The NC Bar has published the revised version of it proposed ethics opinion entitled “Subscribing to Software as a Service While Fulfilling the Duties of Confidentiality and Preservation of Client Property”, 2011 FEO 6 on the website. It will also be published in the next issue of the NC State Bar Journal.
You can read some of the history of this opinion in this post. After a year or more of subcommittee review and revision, this latest version will hopefully be the final one that the Ethics Committee recommends for adoption by the Council at their January meeting.
The subcommittee removed the list of minimum requirements for the selection of a technology vendor. Many of the items on the list had raised concern as detailed here by myself and others. The new version of the opinion sticks with the “reasonable care” standard requiring the attorney to do his or her due diligence in researching the technology and any third-party provider. The proposed opinion states:
…a law firm may use SaaS if reasonable care is taken to minimize the risks of inadvertent disclosure of confidential information and to protect the security of client information and client files. A lawyer must fulfill the duties to protect confidential client information and to safeguard client files by applying the same diligence and competency to manage the risks of SaaS that the lawyer is required to apply when representing clients.

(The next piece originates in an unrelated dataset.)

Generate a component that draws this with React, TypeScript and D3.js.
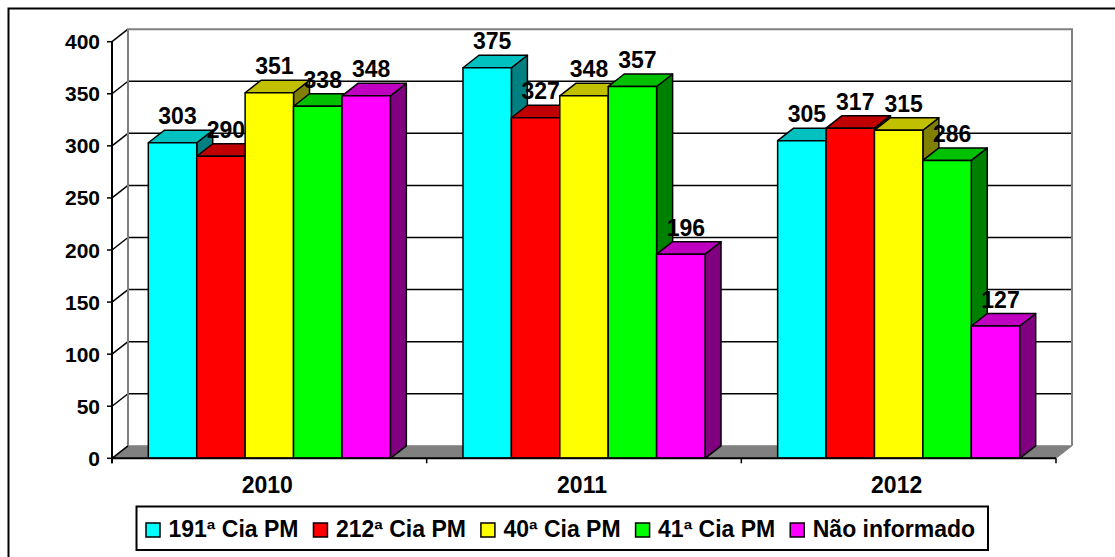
import React from "react";
import * as d3 from "d3";

const years = ["2010", "2011", "2012"];
const seriesNames = ["191ª Cia PM", "212ª Cia PM", "40ª Cia PM", "41ª Cia PM", "Não informado"];
const s191 = [303, 375, 305];
const s212 = [290, 327, 317];
const s40 = [351, 348, 315];
const s41 = [338, 357, 286];
const sNao = [348, 196, 127];
const seriesValues = [s191, s212, s40, s41, sNao];
const yTicks = [0, 50, 100, 150, 200, 250, 300, 350, 400];

const frontColors = ["#00FFFF", "#FF0000", "#FFFF00", "#00FF00", "#FF00FF"];
const topColors = ["#00C0C0", "#C00000", "#C0C000", "#00C000", "#C000C0"];
const sideColors = ["#008080", "#800000", "#808000", "#008000", "#800080"];

const W = 1115;
const H = 557;
const FONT = "'Liberation Sans', Arial, Helvetica, sans-serif";
const DX = 16;
const DY = -12.5;

function measure(text: string, font: string): number {
  if (typeof document === "undefined") return text.length * 12;
  const c = document.createElement("canvas");
  const ctx = c.getContext("2d");
  if (!ctx) return text.length * 12;
  ctx.font = font;
  return ctx.measureText(text).width;
}

export default function App() {
  const x0 = d3.scaleBand<string>().domain(years).range([112, 1056]).paddingInner(0).paddingOuter(0);
  const x1 = d3
    .scaleBand<number>()
    .domain(seriesNames.map((_, i) => i))
    .range([0, x0.bandwidth()])
    .paddingInner(0)
    .paddingOuter(0.75);
  const y = d3.scaleLinear().domain([0, 400]).range([458.3, 41.7]);

  const left = 112;
  const right = 1056;
  const y0 = y(0);
  const yTop = y(400);

  const bars: React.ReactNode[] = [];
  const labels: React.ReactNode[] = [];
  years.forEach((yr, ci) => {
    seriesNames.forEach((_, si) => {
      const v = seriesValues[si][ci];
      const bx = (x0(yr) as number) + (x1(si) as number);
      const bw = x1.bandwidth();
      const ty = y(v);
      const front = `M${bx},${y0}L${bx},${ty}L${bx + bw},${ty}L${bx + bw},${y0}Z`;
      const top = `M${bx},${ty}L${bx + DX},${ty + DY}L${bx + bw + DX},${ty + DY}L${bx + bw},${ty}Z`;
      const side = `M${bx + bw},${ty}L${bx + bw + DX},${ty + DY}L${bx + bw + DX},${y0 + DY}L${bx + bw},${y0}Z`;
      bars.push(
        <g key={`b-${ci}-${si}`} stroke="#000" strokeWidth={1.5} strokeLinejoin="round">
          <path d={side} fill={sideColors[si]} />
          <path d={top} fill={topColors[si]} />
          <path d={front} fill={frontColors[si]} />
        </g>
      );
      labels.push(
        <text
          key={`l-${ci}-${si}`}
          x={bx + bw / 2 + 5}
          y={ty + DY - 6}
          textAnchor="middle"
          fontFamily={FONT}
          fontWeight="bold"
          fontSize={23}
          fill="#000"
        >
          {v}
        </text>
      );
    });
  });

  // legend layout
  const legendFont = `bold 23px ${FONT}`;
  let lx = 146;
  const legendItems = seriesNames.map((name, i) => {
    const mx = lx;
    const tx = mx + 22.5;
    const tw = measure(name, legendFont);
    lx = tx + tw + 15;
    return (
      <g key={`lg-${i}`}>
        <rect x={mx} y={523} width={14} height={14} fill={frontColors[i]} stroke="#000" strokeWidth={1.5} />
        <text x={tx} y={537.3} fontFamily={FONT} fontWeight="bold" fontSize={23} fill="#000">
          {name}
        </text>
      </g>
    );
  });

  return (
    <svg
      width={W}
      height={H}
      viewBox={`0 0 ${W} ${H}`}
      style={{ position: "absolute", left: 0, top: 0, background: "#fff" }}
    >
      <rect x={0} y={0} width={W} height={H} fill="#fff" />
      <rect x={8.5} y={8.5} width={1200} height={600} fill="#fff" stroke="#000" strokeWidth={2} />

      {/* floor */}
      <path
        d={`M${left},${y0}L${right},${y0}L${right + DX},${y0 + DY}L${left + DX},${y0 + DY}Z`}
        fill="#808080"
        stroke="#808080"
        strokeWidth={1}
      />

      {/* back wall gridlines */}
      {yTicks
        .filter((t) => t > 0 && t < 400)
        .map((t) => (
          <line
            key={`g-${t}`}
            x1={left + DX}
            x2={right + DX}
            y1={y(t) + DY}
            y2={y(t) + DY}
            stroke="#000"
            strokeWidth={1.5}
          />
        ))}
      {/* side wall diagonals */}
      {yTicks
        .filter((t) => t > 0)
        .map((t) => (
          <line key={`d-${t}`} x1={left} x2={left + DX} y1={y(t)} y2={y(t) + DY} stroke="#000" strokeWidth={1.5} />
        ))}
      {/* back wall border */}
      <path
        d={`M${left + DX},${y0 + DY}L${left + DX},${yTop + DY}L${right + DX},${yTop + DY}L${right + DX},${y0 + DY}`}
        fill="none"
        stroke="#808080"
        strokeWidth={2}
      />

      {bars}

      {/* floor front edge / category axis */}
      <line x1={left} x2={right} y1={y0} y2={y0} stroke="#000" strokeWidth={2} />
      <line x1={left} x2={left + DX} y1={y0} y2={y0 + DY} stroke="#000" strokeWidth={1.5} />
      {[...years.map((yr) => x0(yr) as number), right].map((xv, i) => (
        <line key={`ct-${i}`} x1={xv} x2={xv} y1={y0} y2={y0 + 5} stroke="#000" strokeWidth={1.5} />
      ))}
      {years.map((yr) => (
        <text
          key={`cl-${yr}`}
          x={(x0(yr) as number) + x0.bandwidth() / 2 - 2}
          y={493}
          textAnchor="middle"
          fontFamily={FONT}
          fontWeight="bold"
          fontSize={23}
          fill="#000"
        >
          {yr}
        </text>
      ))}

      {/* value axis */}
      <line x1={left} x2={left} y1={y0 + 5} y2={yTop} stroke="#000" strokeWidth={2} />
      {yTicks.map((t) => (
        <g key={`yt-${t}`}>
          <line x1={left - 5} x2={left} y1={y(t)} y2={y(t)} stroke="#000" strokeWidth={1.5} />
          <text
            x={100}
            y={y(t) + 7.5}
            textAnchor="end"
            fontFamily={FONT}
            fontWeight="bold"
            fontSize={21}
            fill="#000"
          >
            {t}
          </text>
        </g>
      ))}

      {labels}

      {/* legend */}
      <rect x={136.5} y={506.5} width={851.5} height={43.5} fill="#fff" stroke="#000" strokeWidth={2} />
      {legendItems}
    </svg>
  );
}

The opinion then goes on to state that because technology and security risks change so rapidly, the opinion will not include minimum requirements that might quickly become outdated and create a false sense of security for practitioners. Instead, they suggest that in order to conduct due diligence the attorney can 1) look for confidentiality provisions in the vendor’s user agreement or SLA, 2) review the SLA and any security policies, 3) evaluate how the vendor has stored secures the data and 4) review how the vendor backs up the data.

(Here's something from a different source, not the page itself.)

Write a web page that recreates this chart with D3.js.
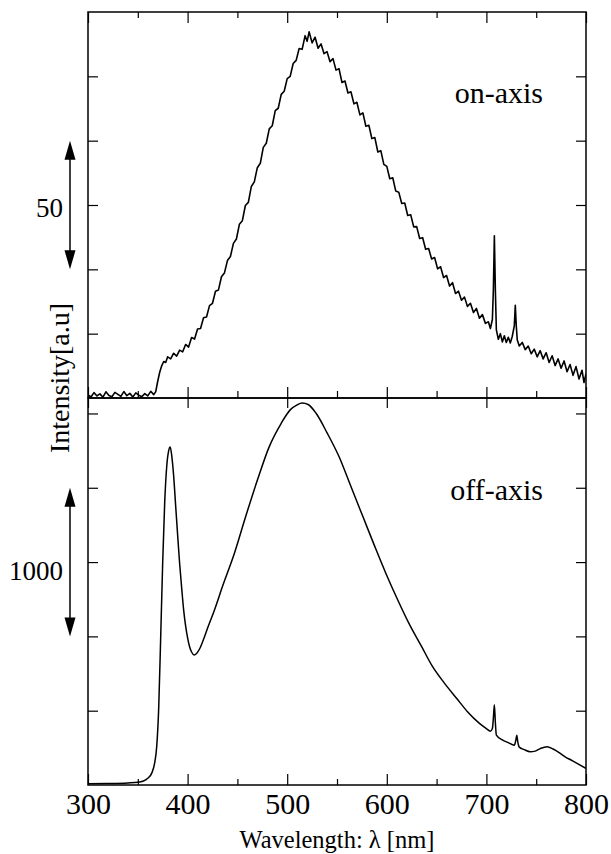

Another positive change in the new version is the clarification in the first inquiry of just how broad a reach SaaS has in the legal profession:
Instances of SaaS software extend beyond the practice management sphere addressed above, and can include technologies as far-ranging as web-based email programs, online legal research software, online backup and storage, text messaging/SMS (short message service), voicemail on mobile or VoIP phones, online communication over social media, and beyond.
One thing I have encountered in speaking at different CLEs for lawyers is that many of them use the technology, but don’t know the terminology and are not even aware that they are already using a form of cloud computing. This clarification will help lawyers who depend on SaaS on a daily basis to understand that this opinion relates to them and that they have a responsibility to understand what they are using and to keep up to date.
This version of the proposed opinion makes the most sense to me based on the wide variety of use of SaaS in law practice management. I am hoping that there will not be any criticism of the new version so that this will become an adopted opinion. In the meantime, lawyers who need assistance understanding how to conduct due diligence in meeting a reasonable care standard for using SaaS should either hire an IT consultant to help them evaluate their use or find one of the many resources and blogs related to cloud computing and security to stay updated or find some of the ABA LTRC or other state bar guidelines or suggested best practice sites.